3 years ago | 3 min read

Soft skills are increasingly becoming critical in the competitive workplace landscape, especially in the tech industry. With companies like Apple and Google no longer requiring employees to have a college degree, interpersonal skills, communication, and problem-solving thinking are in the spotlight.

I've been learning so much working alongside crazy talented designers and developers, so I wanted to share 4 ways to improve collaboration to maximize results and create better products.

Both designers and developers are analytical and creative problem solvers. Regardless of the organization structure, not joining these special forces is such a waste of an opportunity to greater achievements.

Human beings connecting the dots 📸by Eduardo Javier

1. Build relationships

We all have ups and downs. Some weeks are productive and others not that much. Understanding each other’s momentum can help us to communicate better, respecting space and timing. (trying to avoid the overused term “e̶m̶p̶a̶t̶h̶y” 😅)

One insanely good practice to level up the quality of relationship on the teams are the check-in/out standup meetings. (100% credits to

Gabriel Machado that brought this practice to the team at Ambush).

We have check-in sessions (Mondays) and checkout sessions (Fridays), at the end of the stand-up meetings. It consists of each team member sharing his/her feelings.
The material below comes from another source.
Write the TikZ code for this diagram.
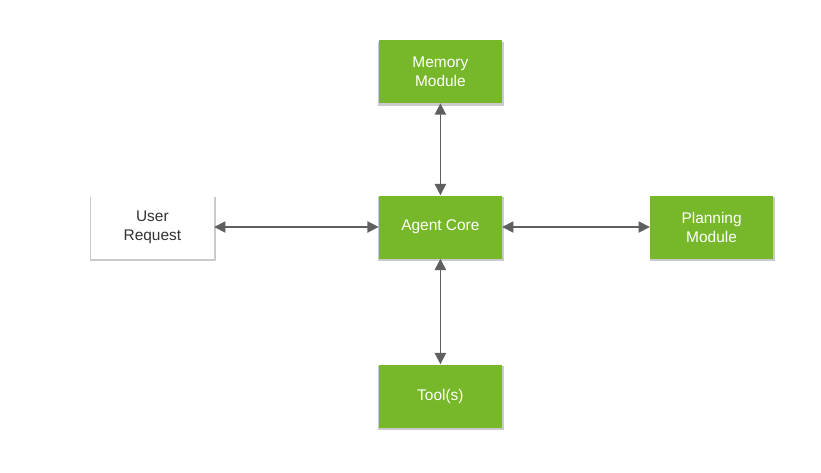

Something beautiful happens when we step back and take time to listen to others: How was the weekend? Something great/bad that happened? How are the cats 🐱? Anything but work-related topics (people can choose not to share anything, fair enough).

When we're drowned in work it's easy to wind up forgetting about human beings with vivid emotions that are just beside us. Humanizing is refreshing.

2. Sense of ownership

Everyone has a part to play in the shaping of experiences. It's a team sport.
A common and critical pitfall, probably legacy from the waterfall era, is pointing out bad decisions as other people's fault.

Cross-functional teams in an agile workflow work better when everyone's opinion count. Co-creation workshops, end-to-end discussions, and design sprints are such a powerful way to increase the sense of ownership over the product.

At Ambush we kickoff every new project with design sprints, including at least one member of each area of the cross-functional team, making sure that collaboration is at the core of the process since the very start.

Designers + Devs sharing solution sketches in a Design Sprint session

3. Learn from each other

Put yourself in the situation of your counterpart to understand what challenges they are facing.

Knowing each other struggles is key

A common mistake from designers, especially at the beginning of the career, is to focus too much on the visuals without taking into account technical constraints (so-called dribbble syndrome). I’m not trying to raise the famous “Designers-should-code” discussion. But designers should definitely know what it takes to build those experiences.

The same thing can be applied to the developer's world. Knowing how the prototyping tools work, what are the possibilities and limitations can smooth the day-to-day workflow.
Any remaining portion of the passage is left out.